Underlord is another relatively popular offlaner that’s miserable for carries to play against thanks to Atrophy Aura. Players are favoring a heavy stat-based build for the hero, going Bracers, Power Treads, and Rod of Atos to be an immensely tanky frontliner that can scale into a right-click core, in the same vein of Mars. With players getting more used to the new myriad uses of his Fiend’s Gate, it’s no longer just a get-out-of-jail-free-card, but can be used potently as an offensive tool.

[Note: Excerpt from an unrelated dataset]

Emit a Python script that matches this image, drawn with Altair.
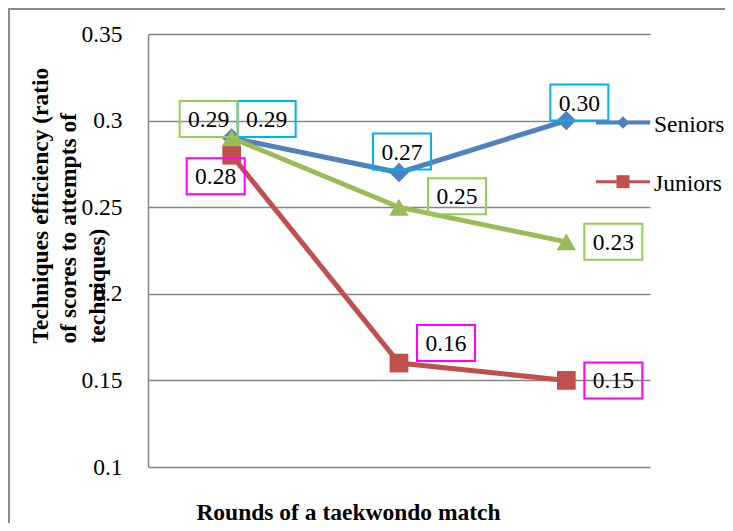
import altair as alt
import pandas as pd

# ---------------- data ----------------
ROUNDS = [1, 2, 3]
SERIES = ["Seniors", "Juniors", "Series 3"]
SENIORS = [0.29, 0.27, 0.30]
JUNIORS = [0.28, 0.16, 0.15]
SERIES3 = [0.29, 0.25, 0.23]
Y_TICKS = [0.1, 0.15, 0.2, 0.25, 0.3, 0.35]
LEGEND_SERIES = ["Seniors", "Juniors"]

# ---------------- styles ----------------
LINE_COLORS = {"Seniors": "#4F81BD", "Juniors": "#C0504D", "Series 3": "#9BBB59"}
BOX_COLORS = {"Seniors": "#00B0F0", "Juniors": "#FF00FF", "Series 3": "#92D050"}
SHAPES = {"Seniors": "diamond", "Juniors": "square", "Series 3": "triangle-up"}
MARKER_SIZES = {"Seniors": 380, "Juniors": 350, "Series 3": 380}
# data label offsets (px) relative to each point
LABEL_OFFSETS = {
    ("Seniors", 1): (35, -19), ("Seniors", 2): (3, -21), ("Seniors", 3): (13, -18),
    ("Juniors", 1): (-16, 21), ("Juniors", 2): (47, -20), ("Juniors", 3): (47, 0),
    ("Series 3", 1): (-23, -19), ("Series 3", 2): (58, -11), ("Series 3", 3): (47, 0),
}
SERIF = "Liberation Serif"
FS = 23.5
GRID = "#868686"
BOX_PATH = "M-1.611,-1L1.611,-1L1.611,1L-1.611,1Z"

rows = []
for name, vals in zip(SERIES, [SENIORS, JUNIORS, SERIES3]):
    for r, v in zip(ROUNDS, vals):
        rows.append({"series": name, "round": r, "value": v, "label": f"{v:.2f}"})
df = pd.DataFrame(rows)
legend_df = pd.DataFrame({"series": LEGEND_SERIES})

W, H = 502, 433

X = alt.X(
    "round:Q",
    scale=alt.Scale(domain=[0.5, 3.5], nice=False, zero=False),
    axis=alt.Axis(
        title="Rounds of a taekwondo match", labels=False, ticks=False, domain=False,
        grid=False, titleFont=SERIF, titleFontSize=FS, titleFontWeight="bold",
        titleColor="black", titleX=200, titleY=52, titleAlign="center",
        titleBaseline="alphabetic",
    ),
)
Y = alt.Y(
    "value:Q",
    scale=alt.Scale(domain=[0.1, 0.35], nice=False, zero=False),
    axis=alt.Axis(
        values=Y_TICKS, format=".2~f", labelFont=SERIF, labelFontSize=FS,
        labelColor="black", labelPadding=26, ticks=False, domainColor=GRID,
        domainWidth=1.5, gridColor=GRID, gridWidth=1.5,
        title=["Techniques efficiency (ratio", "of scores to attempts of", "techniques)"],
        titleFont=SERIF, titleFontSize=FS, titleFontWeight="bold", titleColor="black",
        titleAngle=270, titleAlign="left", titleBaseline="middle", titleLineHeight=28.5,
        titleX=-108, titleY=309,
    ),
)

base = alt.Chart(df)
layers = []

# outer frame (top and left edges)
frame = alt.Chart(legend_df.head(1))
layers.append(frame.mark_rule(color="#8c8c8c", strokeWidth=2).encode(
    x=alt.value(-140), x2=alt.value(600), y=alt.value(-25)))
layers.append(frame.mark_rule(color="#8c8c8c", strokeWidth=2).encode(
    x=alt.value(-139), y=alt.value(-26), y2=alt.value(489)))

for name in SERIES:
    sub = base.transform_filter(alt.datum.series == name)
    layers.append(sub.mark_line(color=LINE_COLORS[name], strokeWidth=5).encode(x=X, y=Y))
    layers.append(sub.mark_point(shape=SHAPES[name], filled=True, opacity=1,
                                 size=MARKER_SIZES[name], color=LINE_COLORS[name])
                  .encode(x=X, y=Y))

for name in SERIES:
    for r in ROUNDS:
        dx, dy = LABEL_OFFSETS[(name, r)]
        sub = base.transform_filter((alt.datum.series == name) & (alt.datum.round == r))
        layers.append(sub.mark_point(shape=BOX_PATH, size=1296, filled=False, opacity=1,
                                     stroke=BOX_COLORS[name], strokeWidth=2,
                                     xOffset=dx, yOffset=dy).encode(x=X, y=Y))
        layers.append(sub.mark_text(font=SERIF, fontSize=FS, color="black",
                                    baseline="middle", align="center",
                                    dx=dx, dy=dy + 1).encode(x=X, y=Y, text="label:N"))

# legend (manual, placed like the original)
LEGEND_POS = {"Seniors": 88.5, "Juniors": 147.7}
LEGEND_WIDTH = {"Seniors": 4, "Juniors": 3}
LEGEND_SIZE = {"Seniors": 160, "Juniors": 170}
for name in LEGEND_SERIES:
    ly = LEGEND_POS[name]
    lg = alt.Chart(legend_df).transform_filter(alt.datum.series == name)
    layers.append(lg.mark_rule(color=LINE_COLORS[name], strokeWidth=LEGEND_WIDTH[name]).encode(
        x=alt.value(448), x2=alt.value(502), y=alt.value(ly)))
    layers.append(lg.mark_point(shape=SHAPES[name], filled=True, opacity=1,
                                size=LEGEND_SIZE[name], color=LINE_COLORS[name]).encode(
        x=alt.value(475), y=alt.value(ly)))
    layers.append(lg.mark_text(font=SERIF, fontSize=FS, color="black", align="left",
                               baseline="middle").encode(
        x=alt.value(506), y=alt.value(ly + 2), text="series:N"))

chart = alt.layer(*layers).properties(
    width=W, height=H,
    autosize=alt.AutoSizeParams(type="none"),
    padding={"left": 140, "top": 26, "right": 75, "bottom": 56},
    background="white",
).configure_view(strokeWidth=0)

chart.save("out.html", embed_options={"renderer": "svg", "actions": False})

The heroes in tier three appear only occasionally compared to those in tiers one and two, but are popular enough to be recognized as powerful additions to a team’s draft. They can be cheesy last picks that are impossible to deal with, mesh perfectly with a player or team’s play style, or serve as niche counters to some popular heroes.

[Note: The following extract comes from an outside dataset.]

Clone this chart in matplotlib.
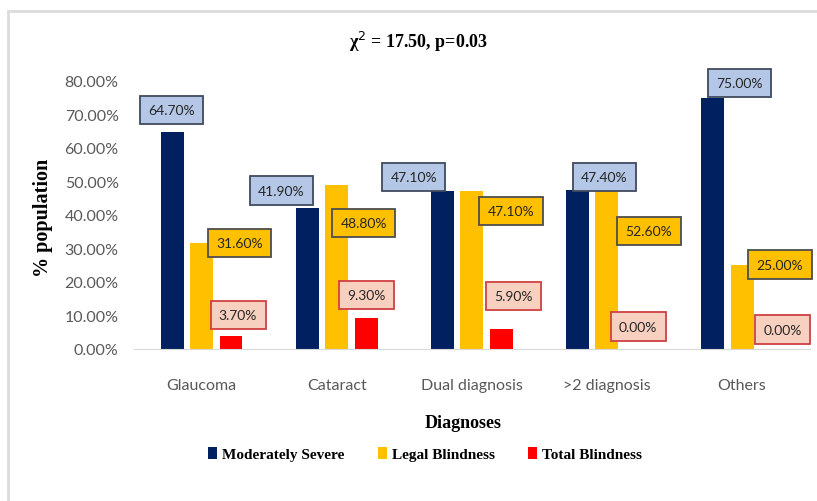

Visage could become a prime offlane or support pick, though remains a little obscure because of demanding micro. With auras like Drums of Endurance and Vladimir’s Offering regaining popularity, he’s a prime candidate to pick them up and rove around the map looking for kills with his Familiars. When paired with a high damage support, he can destroy squishies with Soul Assumption, but his slow right click can mean outright losing lanes against bulky enemies. He’s a tad reliant on his Familiars, which can be an issue against lineups that deal well with them

Nature’s Prophet is seeing a comback once more, after an extended stay out of the meta. Teams who favor the hero tend to prefer it as position one, where his high base attack and summons can destroy lanes. The tradeoff for his global mobility, pushing power with Shard-upgraded Greater Treants, and speedy farming is that it requires the hero to stay ahead to be relevant, a bit like Meepo or Alchemist. Any death can be extremely punishing, but a good Prophet will frustrate any team trying to kill him.